*TASK DETAILS:*
Extract the lines of the material below, beginning with the first and ending with the line that holds "var boldFont = 'bold". Skip every picture.

####

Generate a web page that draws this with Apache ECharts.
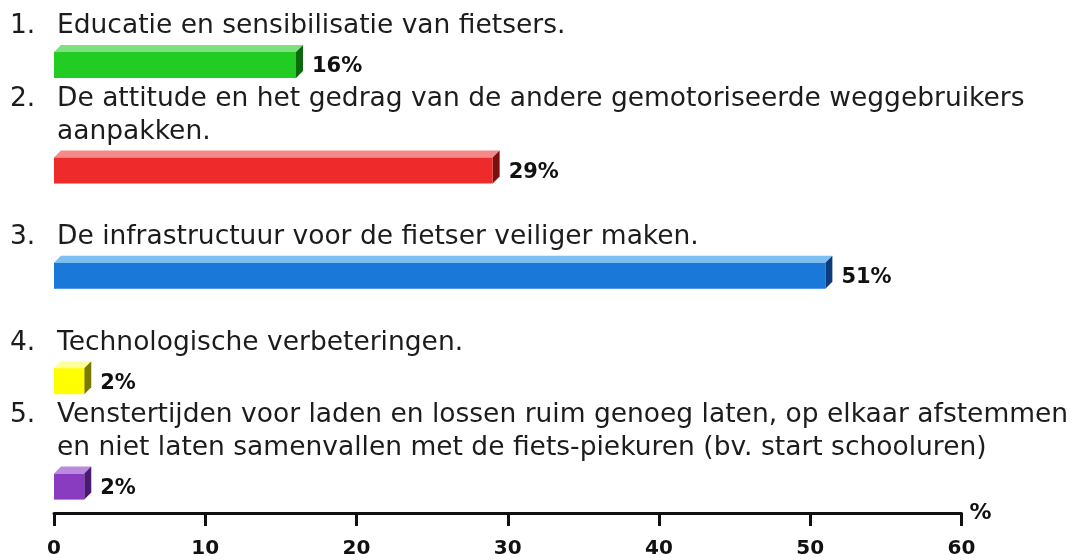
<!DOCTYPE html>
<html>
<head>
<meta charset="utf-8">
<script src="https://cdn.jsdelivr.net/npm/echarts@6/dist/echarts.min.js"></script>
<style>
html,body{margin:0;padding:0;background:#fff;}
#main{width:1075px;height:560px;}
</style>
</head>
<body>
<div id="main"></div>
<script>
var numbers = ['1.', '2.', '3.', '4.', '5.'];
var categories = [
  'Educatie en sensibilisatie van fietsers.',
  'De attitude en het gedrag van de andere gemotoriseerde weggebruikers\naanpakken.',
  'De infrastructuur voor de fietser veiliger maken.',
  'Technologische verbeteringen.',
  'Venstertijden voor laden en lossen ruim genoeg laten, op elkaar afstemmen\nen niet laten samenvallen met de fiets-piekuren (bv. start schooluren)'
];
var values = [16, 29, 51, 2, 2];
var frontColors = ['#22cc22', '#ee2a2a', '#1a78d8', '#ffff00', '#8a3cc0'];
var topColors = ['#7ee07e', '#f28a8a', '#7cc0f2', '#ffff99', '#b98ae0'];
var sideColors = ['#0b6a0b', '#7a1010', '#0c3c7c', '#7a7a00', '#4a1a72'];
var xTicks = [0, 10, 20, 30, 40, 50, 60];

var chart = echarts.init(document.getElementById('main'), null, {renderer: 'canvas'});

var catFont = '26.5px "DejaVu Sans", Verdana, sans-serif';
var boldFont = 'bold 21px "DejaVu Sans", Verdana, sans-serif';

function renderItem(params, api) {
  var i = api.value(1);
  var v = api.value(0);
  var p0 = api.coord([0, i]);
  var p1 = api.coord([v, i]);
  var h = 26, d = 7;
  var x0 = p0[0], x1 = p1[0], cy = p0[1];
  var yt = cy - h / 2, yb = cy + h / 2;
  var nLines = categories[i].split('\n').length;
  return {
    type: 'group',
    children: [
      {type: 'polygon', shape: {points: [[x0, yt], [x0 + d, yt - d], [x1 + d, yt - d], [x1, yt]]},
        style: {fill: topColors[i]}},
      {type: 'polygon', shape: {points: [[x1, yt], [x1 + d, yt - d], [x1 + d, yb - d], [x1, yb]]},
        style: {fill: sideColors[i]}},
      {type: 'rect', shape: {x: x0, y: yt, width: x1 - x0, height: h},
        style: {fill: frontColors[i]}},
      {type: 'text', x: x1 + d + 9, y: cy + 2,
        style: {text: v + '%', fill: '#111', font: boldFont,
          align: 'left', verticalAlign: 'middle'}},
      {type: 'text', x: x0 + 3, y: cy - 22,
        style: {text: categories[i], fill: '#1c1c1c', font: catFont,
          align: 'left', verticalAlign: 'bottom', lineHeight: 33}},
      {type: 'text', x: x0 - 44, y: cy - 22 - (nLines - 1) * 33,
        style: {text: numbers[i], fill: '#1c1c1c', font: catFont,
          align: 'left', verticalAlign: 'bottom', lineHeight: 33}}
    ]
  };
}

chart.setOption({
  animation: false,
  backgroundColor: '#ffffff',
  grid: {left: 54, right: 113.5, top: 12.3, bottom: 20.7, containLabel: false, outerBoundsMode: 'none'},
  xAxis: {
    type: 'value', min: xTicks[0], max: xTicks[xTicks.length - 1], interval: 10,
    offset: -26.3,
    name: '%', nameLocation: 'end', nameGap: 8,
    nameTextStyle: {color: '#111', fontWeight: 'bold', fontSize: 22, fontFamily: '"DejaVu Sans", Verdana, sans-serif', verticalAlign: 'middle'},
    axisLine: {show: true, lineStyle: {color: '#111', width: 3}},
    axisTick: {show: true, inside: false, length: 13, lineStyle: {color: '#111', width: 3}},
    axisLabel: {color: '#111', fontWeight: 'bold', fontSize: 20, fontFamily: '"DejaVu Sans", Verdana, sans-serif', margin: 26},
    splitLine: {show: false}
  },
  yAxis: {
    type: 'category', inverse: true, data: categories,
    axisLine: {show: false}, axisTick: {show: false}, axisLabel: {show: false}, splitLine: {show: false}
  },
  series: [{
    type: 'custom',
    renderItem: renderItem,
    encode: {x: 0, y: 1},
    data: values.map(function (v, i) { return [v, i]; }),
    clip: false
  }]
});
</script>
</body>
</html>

####

*RESPONSE TO THE EXERCISE:*
Generate a web page that draws this with Apache ECharts.
<!DOCTYPE html>
<html>
<head>
<meta charset="utf-8">
<script src="https://cdn.jsdelivr.net/npm/echarts@6/dist/echarts.min.js"></script>
<style>
html,body{margin:0;padding:0;background:#fff;}
#main{width:1075px;height:560px;}
</style>
</head>
<body>
<div id="main"></div>
<script>
var numbers = ['1.', '2.', '3.', '4.', '5.'];
var categories = [
  'Educatie en sensibilisatie van fietsers.',
  'De attitude en het gedrag van de andere gemotoriseerde weggebruikers\naanpakken.',
  'De infrastructuur voor de fietser veiliger maken.',
  'Technologische verbeteringen.',
  'Venstertijden voor laden en lossen ruim genoeg laten, op elkaar afstemmen\nen niet laten samenvallen met de fiets-piekuren (bv. start schooluren)'
];
var values = [16, 29, 51, 2, 2];
var frontColors = ['#22cc22', '#ee2a2a', '#1a78d8', '#ffff00', '#8a3cc0'];
var topColors = ['#7ee07e', '#f28a8a', '#7cc0f2', '#ffff99', '#b98ae0'];
var sideColors = ['#0b6a0b', '#7a1010', '#0c3c7c', '#7a7a00', '#4a1a72'];
var xTicks = [0, 10, 20, 30, 40, 50, 60];

var chart = echarts.init(document.getElementById('main'), null, {renderer: 'canvas'});

var catFont = '26.5px "DejaVu Sans", Verdana, sans-serif';
var boldFont = 'bold 21px "DejaVu Sans", Verdana, sans-serif';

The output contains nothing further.